In terms of epistemic and instrumental rationality

According to the theory of rational irrationality, there are two distinct forms of rationality:

  • Epistemic rationality, which roughly involves consists forming beliefs in truth-conducive ways, making reasonable efforts to avoid fallacious reasoning and keeping an open mind for new evidence.
  • Instrumental rationality, which involves choosing the correct means to attain one’s actual goals, given one’s actual beliefs. This is the type of rationality that rational choice theory (and hence much of microeconomics) implicitly alludes to.

Rational irrationality describes a situation where it is instrumentally rational to be epistemically irrational.

Conditions for rational irrationality

Rational irrationality is more likely in situations where:

  • people have preferences over beliefs, i.e., some kinds of beliefs are more appealing than others, with this appeal being unrelated to the truth or lack thereof of the belifes, and
  • the marginal cost to an individual of holding an erroneous (or irrational) belief is low.
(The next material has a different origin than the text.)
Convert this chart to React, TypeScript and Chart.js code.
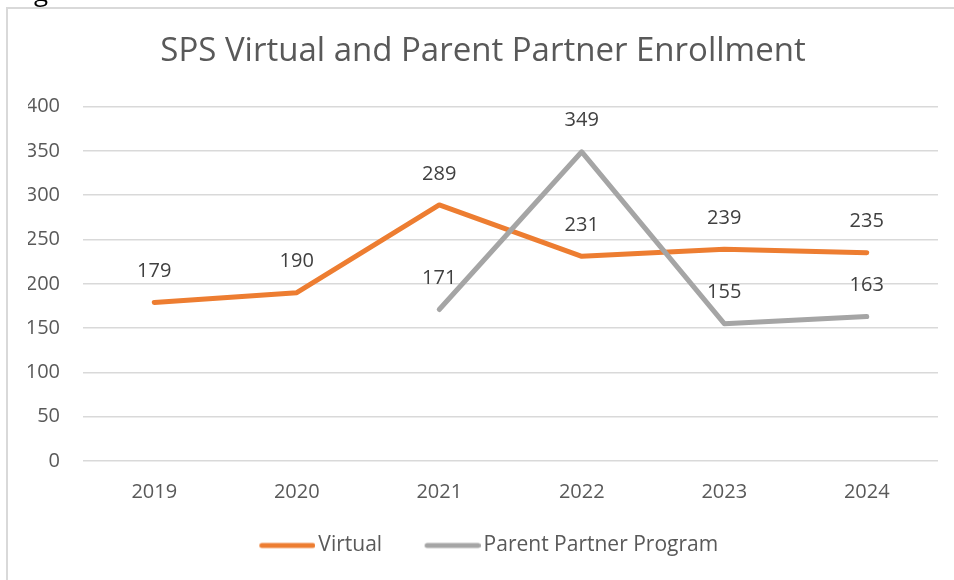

In terms of a demand for irrationality

In the framework of neoclassical economics, there is a demand for irrationality. A person's demand curve describes the amount of irrationality that the person is willing to tolerate at any given cost of irrationality. By the law of demand, the lower the cost of irrationality, the higher the demand for it. When the cost of error is zero, a person's demand for irrationality is high, reflecting the usual operation of the demand curve, possibly exemplified by a zero price effect.